De hecho, es en Nápoles donde se produciría gran parte del tumulto unificacionista. La Proclamación de Rímini de marzo de 1815, bajo el Reino de Nápoles ocupado por el Mariscal Murat, fue uno de los primeros llamamientos inequívocos a la unidad italiana: «La Providencia os llama finalmente a ser una nación independiente. Desde los Alpes hasta el estrecho de Sicilia hay un solo grito: ¡La independencia de Italia!». La actividad de los carbonarios estaba muy dominada por los antiguos oficiales del gobierno de Murat y por los nostálgicos del régimen napoleónico.

El gobierno de Murat fue un saqueo continuo, y cualquier intento de política eficaz fue vetado desde París con órdenes estrictas de que se aplicara al máximo el Bloqueo Continental (fuente: Nápoles y Napoleón de John A. Davis).

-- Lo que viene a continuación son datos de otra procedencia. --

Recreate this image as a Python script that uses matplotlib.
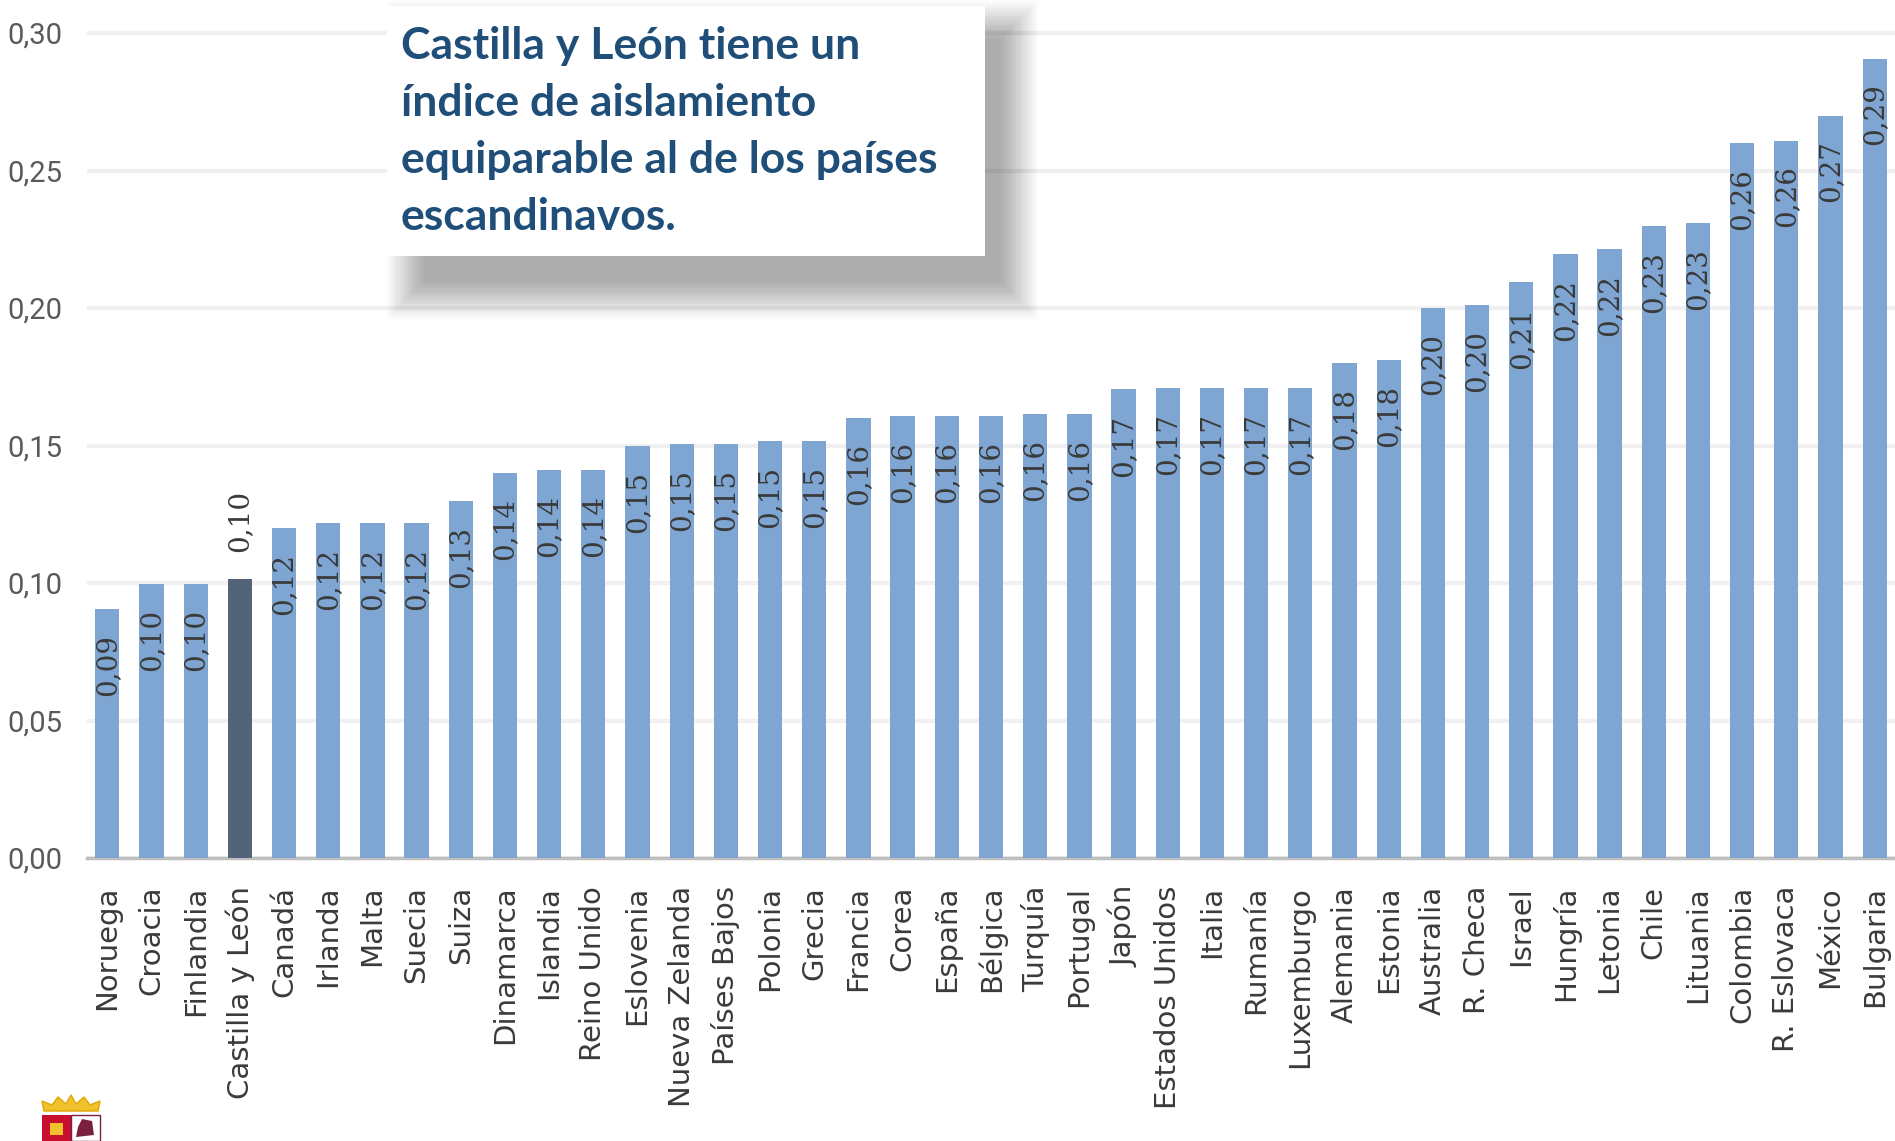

La masonería era una base de reclutamiento esencial para los funcionarios de Murat:

«La conexión masónica desempeñaba un papel central en las redes imperiales de patrocinio, preferencia y reclutamiento, pero también era un medio para que los administradores franceses identificaran a sus probables partidarios locales en los territorios recién conquistados. Este fue ciertamente el caso de Nápoles, y cuando en agosto de 1806 Joseph-Pierre Briot, por ejemplo, fue nombrado Intendente de Abruzzo citerior, las principales familias de Chieti que indicaron su apoyo al nuevo régimen eran todas relacionadas a la masonería. Todos habían sido importantes en el movimiento reformista y habían apoyado a la República, y muchos servirían al nuevo régimen en altos cargos. Entre ellos estaban los principales terratenientes de la provincia, Pietro y Romualdo de Sterlich, y el barón Antonio Nolli, que en 1788 había fundado la Sociedad Patriótica local. Pietro de Sterlich había sido amigo de Gaetano Filangieri, y a su vez sería Intendente de la cercana provincia de L'Aquila y más tarde de la Tierra d'Otranto. Además de acercar al nuevo régimen a sus partidarios, la masonería también incorporó a muchos antiguos jacobinos napolitanos a la nueva administración. De nuevo, esto fue principalmente obra de Saliceti, como había hecho antes en Génova y Córcega. Al elegir a hombres cuyas carreras estaban en peligro por su pasado jacobino, creó una red de oficiales sobre cuyas carreras tenía un control total. De ahí que Saliceti prefiriera a los napolitanos y a los antiguos jacobinos, y que sus principales protegidos napolitanos — Pietro Colletta, Vincenzo Cuoco, Matteo Galdi y Giuseppe Poerio— respondieran a esta descripción: los reclutó a todos y todos sirvieron en algún momento como intendentes».

Tal era su nostalgia.

Las memorias de Giovanni Venosta de 1847 a 1860, un patriota que vivía en la Lombardía-Venecia entonces gobernada por los austriacos, ofrecen una visión muy valiosa de las creencias y los modales de los nacionalistas italianos. En 1847, Venosta asistía a los salones revolucionarios organizados por Cesare Correnti, donde, según dice: «les oí hablar de d'Azeglio, Guerrazzi, Giusti, Gioberti, Pellico, Berchet, Balbo y Mazzini; y me apresuré a conseguir los libros de estos autores. Los leí y releí, calentándome cada vez más en este nuevo fuego del idealismo patriótico».